Zudem lag der Zeitung die ausführliche Begründung des Presserates vor. In der heißt es: "Wir sind zu dem Ergebnis gekommen, dass auch die furchtbare Tat von Lukas M. die Identifikation des Täters für ein großes Publikum nicht ethisch rechtfertigt. (...) Vor allem die Tatsache, dass Lukas M. zur Tatzeit erst 16 Jahre alt war, also deutlich noch ein Jugendlicher, sprach nach Ansicht des Ausschusses erheblich gegen eine identifizierende Berichterstattung." Für "Bild" spricht sie jedoch nicht gegen die Kampagne, die die Zeitung nun gegen den Presserat gestartet hat.

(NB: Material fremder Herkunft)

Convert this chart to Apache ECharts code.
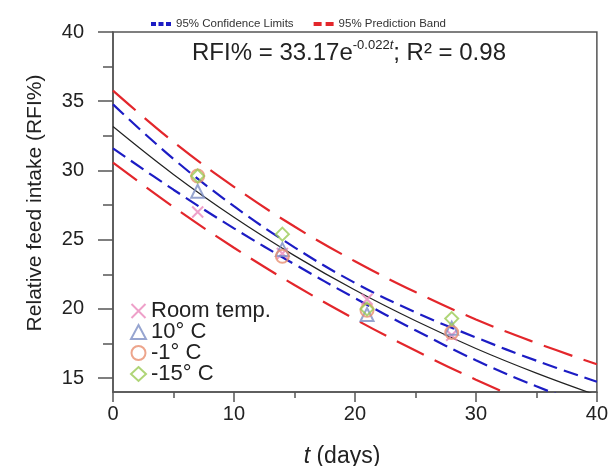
<!DOCTYPE html>
<html>
<head>
<meta charset="utf-8">
<script src="https://cdn.jsdelivr.net/npm/echarts@6/dist/echarts.min.js"></script>
<style>
html,body{margin:0;padding:0;background:#fff;}
#chart{width:611px;height:466px;}
</style>
</head>
<body>
<div id="chart"></div>
<script>
// ---- data ----
var sampleDays = [7, 14, 21, 28];
var roomTemp = [27.0, 24.0, 20.7, 18.1];
var temp10 = [28.5, 24.3, 19.6, 18.6];
var tempMinus1 = [29.6, 23.8, 19.9, 18.3];
var tempMinus15 = [29.6, 25.4, 20.0, 19.3];

var curveDays = [0, 5, 10, 15, 20, 25, 30, 35, 40];
var fitLine = [33.17, 29.71, 26.62, 23.85, 21.36, 19.14, 17.14, 15.36, 13.76];
var confUpper = [34.77, 30.83, 27.42, 24.45, 21.88, 19.76, 17.94, 16.26, 14.74];
var confLower = [31.60, 28.61, 25.82, 23.23, 20.78, 18.46, 16.29, 14.41, 12.76];
var predUpper = [35.77, 32.06, 28.82, 25.95, 23.44, 21.22, 19.24, 17.54, 16.00];
var predLower = [30.57, 27.36, 24.42, 21.73, 19.26, 16.99, 14.89, 13.01, 11.31];

var yTickLabels = [15, 20, 25, 30, 35, 40];
var yMinorTicks = [17.5, 22.5, 27.5, 32.5, 37.5];

var confName = '95% Confidence Limits';
var predName = '95% Prediction Band';
var seriesNames = ['Room temp.', '10° C', '-1° C', '-15° C'];

function pairs(xs, ys) { return xs.map(function (x, i) { return [x, ys[i]]; }); }

var axisColor = '#555';
var textColor = '#222';
var fontFam = '"Liberation Sans", Arial, sans-serif';

var xMark = 'path://M0,0L10,10M10,0L0,10';
var markerColors = ['#ea88bc', '#7d8ec4', '#e98f6f', '#9bcb55'];
var markerSymbols = [xMark, 'triangle', 'circle', 'diamond'];
var markerData = [roomTemp, temp10, tempMinus1, tempMinus15];
var redColor = '#e3262b';
var blueColor = '#1c1cc4';

var chart = echarts.init(document.getElementById('chart'), null, {renderer: 'canvas'});

var series = [
  {name: predName, type: 'line', smooth: 0.4, symbol: 'none', data: pairs(curveDays, predUpper),
   lineStyle: {color: redColor, width: 2.2, type: [30, 12]}, itemStyle: {color: redColor}, z: 2},
  {name: predName, type: 'line', smooth: 0.4, symbol: 'none', data: pairs(curveDays, predLower),
   lineStyle: {color: redColor, width: 2.2, type: [30, 12]}, itemStyle: {color: redColor}, z: 2},
  {name: confName, type: 'line', smooth: 0.4, symbol: 'none', data: pairs(curveDays, confUpper),
   lineStyle: {color: blueColor, width: 2.2, type: [15, 7]}, itemStyle: {color: blueColor}, z: 2},
  {name: confName, type: 'line', smooth: 0.4, symbol: 'none', data: pairs(curveDays, confLower),
   lineStyle: {color: blueColor, width: 2.2, type: [15, 7]}, itemStyle: {color: blueColor}, z: 2},
  {name: 'fit', type: 'line', smooth: 0.4, symbol: 'none', data: pairs(curveDays, fitLine),
   lineStyle: {color: '#222', width: 1.2}, z: 2}
];
seriesNames.forEach(function (n, i) {
  series.push({
    name: n, type: 'scatter', symbol: markerSymbols[i], symbolSize: i === 0 ? 11 : 13,
    data: pairs(sampleDays, markerData[i]),
    itemStyle: {color: 'transparent', borderColor: markerColors[i], borderWidth: 2},
    z: 3
  });
});

var lineStyleAxis = {color: axisColor, width: 1.5};

chart.setOption({
  animation: false,
  backgroundColor: '#fff',
  textStyle: {fontFamily: fontFam},
  grid: {left: 113, right: 11, top: 32, bottom: 74, show: true, borderColor: axisColor, borderWidth: 1.5, backgroundColor: 'transparent'},
  legend: [
    {
      left: 146, top: 13, itemWidth: 20, itemHeight: 4, itemGap: 20,
      textStyle: {fontSize: 11.5, color: '#333', fontFamily: fontFam},
      data: [
        {name: confName, icon: 'path://M0,0h5v4h-5zM7.5,0h5v4h-5zM15,0h5v4h-5z', itemStyle: {color: blueColor}},
        {name: predName, icon: 'path://M0,0h8v4h-8zM12,0h8v4h-8z', itemStyle: {color: redColor}}
      ]
    },
    {
      orient: 'vertical', left: 125, top: 295, itemWidth: 15, itemHeight: 14, itemGap: -1,
      textStyle: {fontSize: 22, color: textColor, fontFamily: fontFam},
      data: seriesNames.map(function (n, i) {
        return {name: n, icon: markerSymbols[i], itemStyle: {color: 'transparent', borderColor: markerColors[i], borderWidth: 2}};
      })
    }
  ],
  xAxis: {
    type: 'value', min: 0, max: 40, interval: 10,
    axisLine: {show: true, onZero: false, lineStyle: lineStyleAxis},
    axisTick: {show: true, length: 10, lineStyle: lineStyleAxis},
    minorTick: {show: true, splitNumber: 2, length: 6, lineStyle: lineStyleAxis},
    splitLine: {show: false},
    axisLabel: {margin: 12, fontSize: 20, color: textColor, fontFamily: fontFam}
  },
  yAxis: [
    {
      type: 'value', min: 14, max: 40,
      axisLine: {show: true, onZero: false, lineStyle: lineStyleAxis},
      axisTick: {show: true, length: 15, lineStyle: lineStyleAxis, customValues: yTickLabels},
      axisLabel: {margin: 29, fontSize: 20, color: textColor, fontFamily: fontFam, customValues: yTickLabels},
      splitLine: {show: false}
    },
    {
      type: 'value', min: 14, max: 40, position: 'left',
      axisLine: {show: false},
      axisTick: {show: true, length: 10, lineStyle: lineStyleAxis, customValues: yMinorTicks},
      axisLabel: {show: false},
      splitLine: {show: false}
    }
  ],
  graphic: [
    {
      type: 'text', x: 349, y: 53,
      style: {
        text: '{a|RFI% = 33.17e}{s|-0.022}{si|t}{a|; R² = 0.98}',
        textAlign: 'center', textVerticalAlign: 'middle',
        rich: {
          a: {fontSize: 24, fontFamily: fontFam, fill: textColor, lineHeight: 28},
          s: {fontSize: 13, fontFamily: fontFam, fill: textColor, verticalAlign: 'top'},
          si: {fontSize: 13, fontFamily: fontFam, fontStyle: 'italic', fill: textColor, verticalAlign: 'top'}
        }
      }
    },
    {
      type: 'text', x: 35, y: 203, rotation: Math.PI / 2,
      style: {text: 'Relative feed intake (RFI%)', fontSize: 21, fontFamily: fontFam, fill: textColor,
              textAlign: 'center', textVerticalAlign: 'middle'}
    },
    {
      type: 'text', x: 342, y: 457,
      style: {
        text: '{i|t} (days)', textAlign: 'center', textVerticalAlign: 'middle',
        rich: {
          i: {fontSize: 23, fontStyle: 'italic', fontFamily: fontFam, fill: textColor}
        },
        fontSize: 23, fontFamily: fontFam, fill: textColor
      }
    }
  ],
  series: series
});
</script>
</body>
</html>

Beim Presserat füllt sich der E-Mail-Posteingang nach dem "Bild"-Aufruf stetig, die Telefone kommen kaum noch zur Ruhe, sagte Oliver Schlappat, der Referent für Öffentlichkeitsarbeit, dem Tagesspiegel. Die Zusendungen und Telefonate sind teils sachlich, teils emotional. Für den Presserat ist es nicht das erste Mal, dass "Bild" auf eine Rüge mit einer Kampagne reagiert. In einem anderen Fall hatte der für Ethikfragen zuständige Ausschuss eine Rüge ausgesprochen, weil das Foto eines Kinderschänders unverfremdet abgedruckt worden war. Für ein direkte Reaktion auf die "Bild"-Kampagne sieht der Presserat keine Veranlassung. Vielmehr wird die Erklärung, aus der hier im Text bereits zitiert wurde, öffentlich zugänglich gemacht.